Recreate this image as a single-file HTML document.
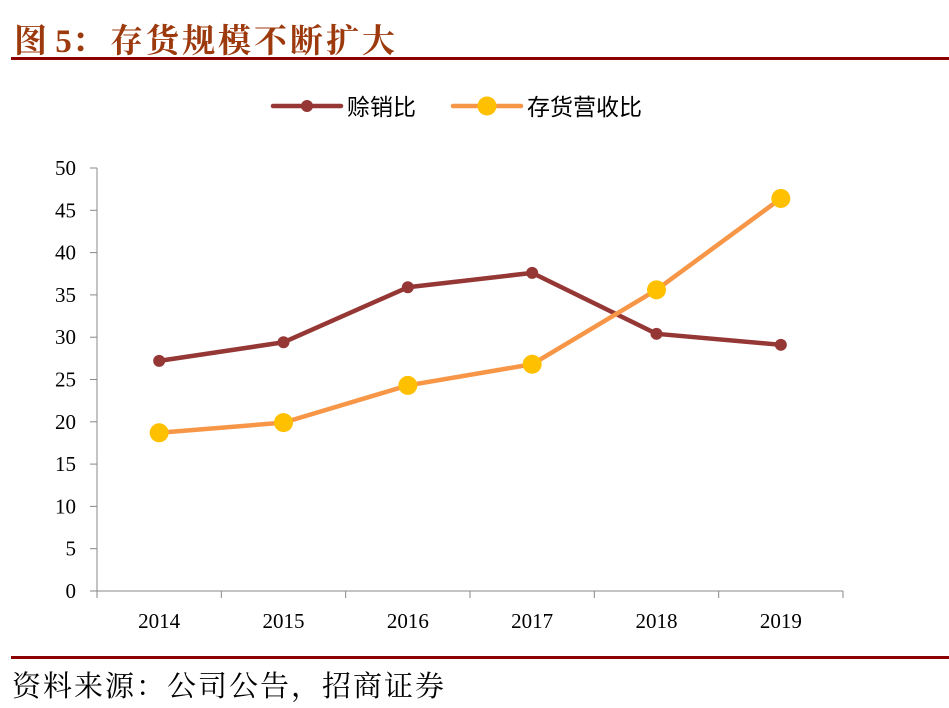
<!DOCTYPE html>
<html><head><meta charset="utf-8"><style>
body{margin:0;background:#fff;width:949px;height:708px;overflow:hidden;position:relative}
.t{position:absolute;font-family:"Liberation Serif","Noto Serif CJK SC",serif}
</style></head><body>
<div class="t" style="left:14px;top:15px;font-size:33px;font-weight:bold;color:#9C3A0E;white-space:nowrap">图 5：</div>
<div class="t" style="left:110px;top:15px;font-size:33px;letter-spacing:3px;font-weight:bold;color:#9C3A0E;white-space:nowrap">存货规模不断扩大</div>
<div style="position:absolute;left:11px;top:57px;width:938px;height:3px;background:#8B0000"></div>
<div style="position:absolute;left:11px;top:656px;width:938px;height:3px;background:#8B0000"></div>
<div class="t" style="left:12px;top:664px;font-size:29px;letter-spacing:2px;color:#000;white-space:nowrap">资料来源：公司公告，招商证券</div>
<svg id="c" width="949" height="708" style="position:absolute;left:0;top:0"></svg>
<script>
const categories=["2014","2015","2016","2017","2018","2019"];
const salesRatio=[27.2,29.4,35.9,37.6,30.4,29.1];
const inventoryRatio=[18.7,19.9,24.3,26.8,35.6,46.4];
const yTicks=[0,5,10,15,20,25,30,35,40,45,50];
const svg=document.getElementById('c');const NS='http://www.w3.org/2000/svg';
const X0=97,X1=843,Y0=591,Y1=168,YMAX=50;
const step=(X1-X0)/categories.length;
const xs=i=>X0+step*(i+0.5);
const ys=v=>Y0-(v/YMAX)*(Y0-Y1);
function mk(tag,a,txt){const e=document.createElementNS(NS,tag);for(const k in a)e.setAttribute(k,a[k]);if(txt!=null)e.textContent=txt;svg.appendChild(e);return e;}
const F='"Liberation Serif","Noto Serif CJK SC",serif';
let e=mk('line',{x1:X0,y1:Y1,x2:X0,y2:Y0,stroke:'#888','stroke-width':1});

e=mk('line',{x1:X0,y1:Y0,x2:X1,y2:Y0,stroke:'#888','stroke-width':1});

yTicks.forEach(v=>{
 e=mk('line',{x1:X0-7,y1:ys(v),x2:X0,y2:ys(v),stroke:'#888'});
 
 e=mk('text',{x:76,y:ys(v)+7,'text-anchor':'end','font-family':F,'font-size':21,fill:'#000'},v);
 
});
for(let i=0;i<=categories.length;i++){
 e=mk('line',{x1:X0+step*i,y1:Y0,x2:X0+step*i,y2:Y0+7,stroke:'#888'});
 
}
categories.forEach((c,i)=>{
 e=mk('text',{x:xs(i),y:628,'text-anchor':'middle','font-family':F,'font-size':21,fill:'#000'},c);
 
});
function series(vals,color,mcolor,r,name){
 e=mk('polyline',{points:vals.map((v,i)=>xs(i)+','+ys(v)).join(' '),fill:'none',stroke:color,'stroke-width':4.5,'stroke-linejoin':'round'});
 
 vals.forEach((v,i)=>{e=mk('circle',{cx:xs(i),cy:ys(v),r:r,fill:mcolor});
 });
}
series(salesRatio,'#953735','#953735',6,'sales-ratio');
series(inventoryRatio,'#F79646','#FFC000',9.5,'inventory-ratio');
e=mk('line',{x1:273,y1:106,x2:341,y2:106,stroke:'#953735','stroke-width':4.5,'stroke-linecap':'round'});

e=mk('circle',{cx:307,cy:106,r:6,fill:'#953735'});

e=mk('text',{x:347,y:115,'font-family':'"Liberation Sans","Noto Sans CJK SC",sans-serif','font-size':23,fill:'#000'},'赊销比');

e=mk('line',{x1:453,y1:106,x2:521,y2:106,stroke:'#F79646','stroke-width':4.5,'stroke-linecap':'round'});

e=mk('circle',{cx:487,cy:106,r:9.5,fill:'#FFC000'});

e=mk('text',{x:527,y:115,'font-family':'"Liberation Sans","Noto Sans CJK SC",sans-serif','font-size':23,fill:'#000'},'存货营收比');

</script>
</body></html>
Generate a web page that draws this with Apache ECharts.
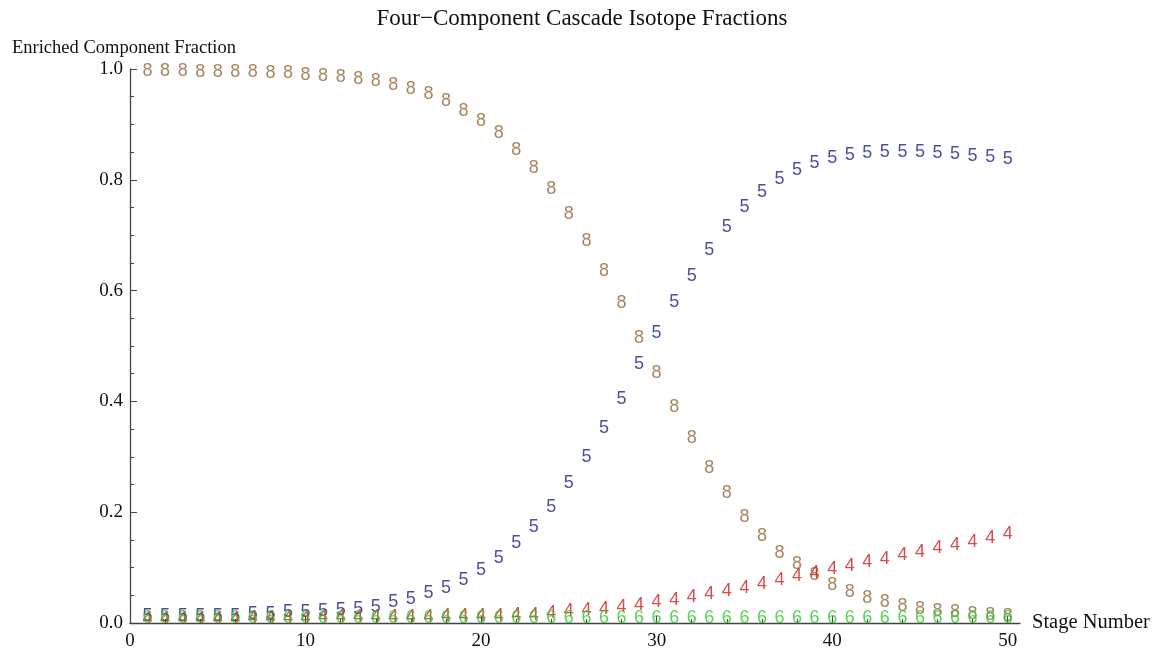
<!DOCTYPE html>
<html>
<head>
<meta charset="utf-8">
<script src="https://cdn.jsdelivr.net/npm/echarts@6/dist/echarts.min.js"></script>
<style>
  html, body { margin: 0; padding: 0; background: #fff; }
  #chart { width: 1164px; height: 653px; }
</style>
</head>
<body>
<div id="chart"></div>
<script>
// stage numbers 1..50
var stages = [1, 2, 3, 4, 5, 6, 7, 8, 9, 10, 11, 12, 13, 14, 15, 16, 17, 18, 19, 20,
  21, 22, 23, 24, 25, 26, 27, 28, 29, 30, 31, 32, 33, 34, 35, 36, 37, 38, 39, 40,
  41, 42, 43, 44, 45, 46, 47, 48, 49, 50];

// component fractions, one value per stage
var frac8 = [0.997, 0.996, 0.996, 0.995, 0.995, 0.995, 0.994, 0.992, 0.992, 0.990,
  0.988, 0.985, 0.982, 0.978, 0.971, 0.964, 0.955, 0.942, 0.925, 0.906,
  0.884, 0.854, 0.822, 0.783, 0.738, 0.690, 0.635, 0.577, 0.515, 0.452,
  0.389, 0.334, 0.280, 0.234, 0.192, 0.157, 0.127, 0.106, 0.086, 0.068,
  0.056, 0.045, 0.038, 0.031, 0.026, 0.022, 0.019, 0.017, 0.014, 0.012];
var frac5 = [0.012, 0.012, 0.012, 0.012, 0.012, 0.013, 0.016, 0.016, 0.019, 0.019,
  0.021, 0.024, 0.025, 0.029, 0.037, 0.043, 0.054, 0.063, 0.078, 0.095,
  0.117, 0.144, 0.174, 0.210, 0.252, 0.300, 0.352, 0.405, 0.467, 0.523,
  0.579, 0.627, 0.674, 0.714, 0.751, 0.778, 0.801, 0.818, 0.831, 0.840,
  0.844, 0.848, 0.850, 0.850, 0.850, 0.848, 0.846, 0.843, 0.841, 0.837];
var frac4 = [0.008, 0.008, 0.008, 0.008, 0.008, 0.008, 0.009, 0.009, 0.009, 0.009,
  0.010, 0.010, 0.010, 0.011, 0.011, 0.011, 0.011, 0.012, 0.012, 0.012,
  0.013, 0.014, 0.015, 0.018, 0.021, 0.023, 0.025, 0.028, 0.033, 0.037,
  0.041, 0.046, 0.052, 0.058, 0.064, 0.071, 0.077, 0.084, 0.090, 0.097,
  0.103, 0.110, 0.116, 0.123, 0.128, 0.135, 0.141, 0.147, 0.154, 0.160];
var frac6 = [0.009, 0.009, 0.009, 0.009, 0.009, 0.009, 0.009, 0.009, 0.009, 0.009,
  0.009, 0.009, 0.009, 0.009, 0.009, 0.009, 0.009, 0.009, 0.009, 0.009,
  0.009, 0.009, 0.009, 0.009, 0.009, 0.009, 0.009, 0.009, 0.009, 0.009,
  0.009, 0.009, 0.009, 0.009, 0.009, 0.009, 0.009, 0.009, 0.009, 0.009,
  0.009, 0.009, 0.009, 0.009, 0.009, 0.009, 0.009, 0.009, 0.009, 0.009];

// axis ticks
var xMajor = [0, 10, 20, 30, 40, 50];
var xMinor = [2, 4, 6, 8, 12, 14, 16, 18, 22, 24, 26, 28, 32, 34, 36, 38, 42, 44, 46, 48];

var serif = '"Liberation Serif", "Times New Roman", serif';
var markFont = '"Liberation Sans", Arial, sans-serif';

function pairs(vals) {
  return stages.map(function(s, i) {
    return [s, vals[i]];
  });
}

function markerSeries(name, vals, glyph, color) {
  return {
    name: name,
    type: 'scatter',
    symbol: 'circle',
    symbolSize: 1,
    itemStyle: { color: 'rgba(0,0,0,0)' },
    silent: true,
    label: {
      show: true,
      position: 'inside',
      formatter: glyph,
      color: color,
      fontFamily: markFont,
      fontSize: 18,
    },
    data: pairs(vals),
  };
}

var chart = echarts.init(document.getElementById('chart'));

var option = {
  animation: false,
  backgroundColor: '#fff',
  title: [
    {
      text: 'Four\u2212Component Cascade Isotope Fractions',
      left: 'center',
      top: 2,
      textStyle: { fontFamily: serif, fontSize: 23, fontWeight: 'normal', color: '#111' },
    },
    {
      text: 'Enriched Component Fraction',
      left: 7,
      top: 34,
      textStyle: { fontFamily: serif, fontSize: 18.5, fontWeight: 'normal', color: '#111' },
    },
  ],
  grid: { left: 130, right: 144, top: 69, bottom: 30 },
  xAxis: [
    {
      type: 'value',
      min: 0,
      max: 50.7,
      name: 'Stage Number',
      nameLocation: 'end',
      nameGap: 12,
      nameTextStyle: { fontFamily: serif, fontSize: 20.5, color: '#111' },
      axisLine: { show: true, onZero: false, lineStyle: { color: '#444', width: 1.3 } },
      axisTick: { show: true, inside: true, length: 7, customValues: xMajor, lineStyle: { color: '#444' } },
      axisLabel: {
        customValues: xMajor,
        fontFamily: serif,
        fontSize: 19,
        color: '#111',
        margin: 9,
      },
      splitLine: { show: false },
    },
    {
      type: 'value',
      min: 0,
      max: 50.7,
      position: 'bottom',
      axisLine: { show: false },
      axisTick: { show: true, inside: true, length: 4, customValues: xMinor, lineStyle: { color: '#444' } },
      axisLabel: { show: false },
      splitLine: { show: false },
    },
  ],
  yAxis: {
    type: 'value',
    min: 0,
    max: 1,
    interval: 0.2,
    axisLine: { show: true, onZero: false, lineStyle: { color: '#444', width: 1.3 } },
    axisTick: { show: true, inside: true, length: 7, lineStyle: { color: '#444' } },
    minorTick: { show: true, splitNumber: 4, length: 4, lineStyle: { color: '#444' } },
    axisLabel: {
      fontFamily: serif,
      fontSize: 19,
      color: '#111',
      margin: 7,
      formatter: function(v) {
        return v.toFixed(1);
      },
    },
    splitLine: { show: false },
    minorSplitLine: { show: false },
  },
  series: [
    markerSeries('8', frac8, '8', '#8e6634'),
    markerSeries('5', frac5, '5', '#20208a'),
    markerSeries('4', frac4, '4', '#cc1f1f'),
    markerSeries('6', frac6, '6', '#2ec82e'),
  ],
};

chart.setOption(option);
</script>
</body>
</html>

- The task -
In the records above, locate the lines holding the word "document". Copy each of them.

- Exercise response -
Recreate this image as a single-file HTML document.
const svg=document.getElementById('c');const NS='http://www.w3.org/2000/svg';
function mk(tag,a,txt){const e=document.createElementNS(NS,tag);for(const k in a)e.setAttribute(k,a[k]);if(txt!=null)e.textContent=txt;svg.appendChild(e);return e;}
var chart = echarts.init(document.getElementById('chart'));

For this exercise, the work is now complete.